The unprecedented security deployment, detention of political leaders in their homes, and the snapping of communication links suggest the government anticipates mass protests. A decision to overturn the very basis of the accession of Jammu and Kashmir has been taken without consultation or negotiation, at a time when the state does not have a popularly elected government. The Presidential Order states that state government’s concurrence has been taken; it probably means the concurrence of the Governor, who is a nominee of the central government.
Didn’t Congress governments too misuse Article 370?
Yes, they did. A number of Presidential Orders were issued against the letter and spirit of the Instrument of Accession. By the Presidential Order of 1954, almost the entire Constitution (including most constitutional amendments) was extended to Jammu and Kashmir. Ninety-four out of the 97 entries in the Union List are today applicable to Jammu and Kashmir as to any other state. Two hundred and sixty out of the 395 Articles of the Constitution have been extended to the state. Seven out of the 12 Schedules of the Constitution of India too, have been extended to Jammu and Kashmir.
Over the years, the central government has used Article 370 to amend a number of provisions of the Jammu and Kashmir constitution, even though that was not the power given to it under this Article of the Constitution of India. Article 370 had a limited mandate to extend the applicability of the Constitution of India to Jammu and Kashmir.
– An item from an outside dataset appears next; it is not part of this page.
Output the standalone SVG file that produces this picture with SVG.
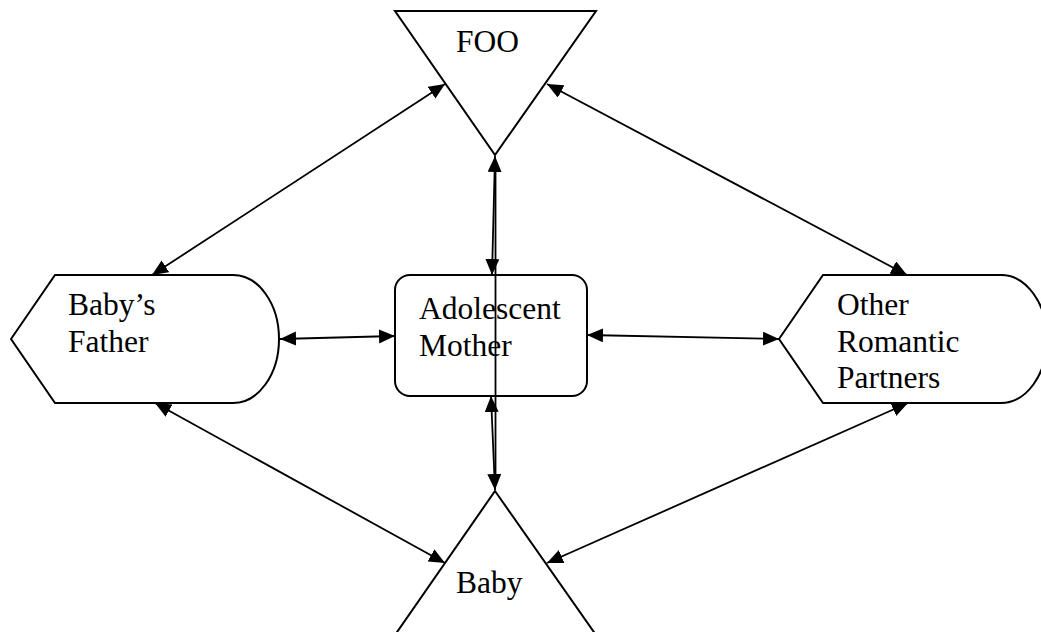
<svg xmlns="http://www.w3.org/2000/svg" width="1041" height="632" viewBox="0 0 1041 632">
<style>
.shape{fill:#fff;stroke:#000;stroke-width:2}
.lbl{font-family:"Liberation Serif","Times New Roman",serif;font-size:31.5px;fill:#000}
.conn line{stroke:#000;stroke-width:1.8}
.arr{marker-start:url(#ah);marker-end:url(#ah)}
</style>
<defs>
<marker id="ah" markerUnits="userSpaceOnUse" markerWidth="17" markerHeight="15" refX="16" refY="7" orient="auto-start-reverse" viewBox="0 0 17 15">
<path d="M0,0 L16,7 L0,14 Z" fill="#000"/>
</marker>
</defs>
<rect width="1041" height="632" fill="#fff"/>
<g id="foo">
<polygon class="shape" points="395,11 596,11 495,155"/>
<text class="lbl" x="456" y="52">FOO</text>
</g>
<g id="babys-father">
<path class="shape" d="M11,339 L55,275 L233,275 A46,64 0 0 1 233,403 L55,403 Z"/>
<text class="lbl" x="68" y="315">Baby’s</text>
<text class="lbl" x="68" y="352">Father</text>
</g>
<g id="adolescent-mother">
<rect class="shape" x="395" y="275" width="192" height="121" rx="15" ry="15"/>
<text class="lbl" x="419" y="319">Adolescent</text>
<text class="lbl" x="419" y="356">Mother</text>
</g>
<g id="other-partners">
<path class="shape" d="M779,339 L823,275 L1001,275 A46,64 0 0 1 1001,403 L823,403 Z"/>
<text class="lbl" x="837" y="315">Other</text>
<text class="lbl" x="837" y="352">Romantic</text>
<text class="lbl" x="837" y="388">Partners</text>
</g>
<g id="baby">
<polygon class="shape" points="495,491 596,635 395,635"/>
<text class="lbl" x="456" y="593">Baby</text>
</g>
<g id="connectors" class="conn">
<line class="arr" x1="445" y1="84" x2="152" y2="275"/>
<line class="arr" x1="547" y1="84" x2="907" y2="275"/>
<line class="arr" x1="280" y1="339" x2="395" y2="336"/>
<line class="arr" x1="587" y1="335" x2="779" y2="339"/>
<line class="arr" x1="155" y1="403" x2="445" y2="563"/>
<line class="arr" x1="908" y1="403" x2="547" y2="563"/>
<line class="arr" x1="495" y1="156" x2="492" y2="275"/>
<line class="arr" x1="491" y1="396" x2="495" y2="490"/>
<line x1="495.5" y1="165" x2="495.5" y2="482"/>
</g>
</svg>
Thus, Article 356 (on the imposition of President’s Rule in the states) was extended to Jammu and Kashmir, even though a similar provision was already there in Article 92 of Jammu and Kashmir’s constitution. To change the provision in the Jammu and Kashmir constitution regarding the Governor being elected by the state Assembly, Article 370 was used to convert the position into a nominee of the President.
Governors have proved to be the Centre’s agents in the state. Monday’s Order has now extended the remaining Articles of the Constitution after withdrawing all the earlier Orders.
Why didn’t governments before this take such a step?
Nehru probably lacked the political will, and wanted to honour the constitutional pact with Maharaja Hari Singh. He also had a sentimental connection with Kashmir. Atal Bihari Vajpayee’s idea was that of the healing touch — in the form of Kashmiriyat, Insaniyat and Jamhooriyat. The first Modi government was in an alliance with the PDP in Jammu and Kashmir till 2018. The Home Minister has said that once peace returns and the situation improves, the government will restore statehood to Jammu and Kashmir.
Can the Presidential Order be challenged in the Supreme Court? On what grounds?
It will most likely be challenged. However, the Supreme Court will consider that Article 370 does, indeed, give sweeping powers to the President. It might also take two to three years for a Constitution Bench of the court to decide such a challenge.
The possible grounds of challenge could include the argument that the conversion of Jammu and Kashmir into a Union Territory is in violation of Article 3, as the Bill was not referred by the President to the state Assembly. Also, can the Constituent Assembly mean Legislative Assembly? Are the Governor and the state government one and same?
The constitutional relevance of Instrument of Accession will also be examined by the court. Whether Article 370 was part of the basic structure will likely be considered. The use of Article 367 in amending Article 370 will also be examined.
So, is Kashmir now fully integrated with India?
Article 3 of the Jammu and Kashmir constitution itself declares the state to be an integral part of India. In the preamble of the Jammu and Kashmir constitution, not only is there no claim to sovereignty like in the Constitution of India, there is, rather, a categorical acknowledgment that the object of the Jammu and Kashmir constitution is “to further define the existing relationship of the state with the Union of India as its integral part thereof”.
Integration thus, was already complete. Article 370 merely gave some autonomy to Jammu and Kashmir, which has now been withdrawn.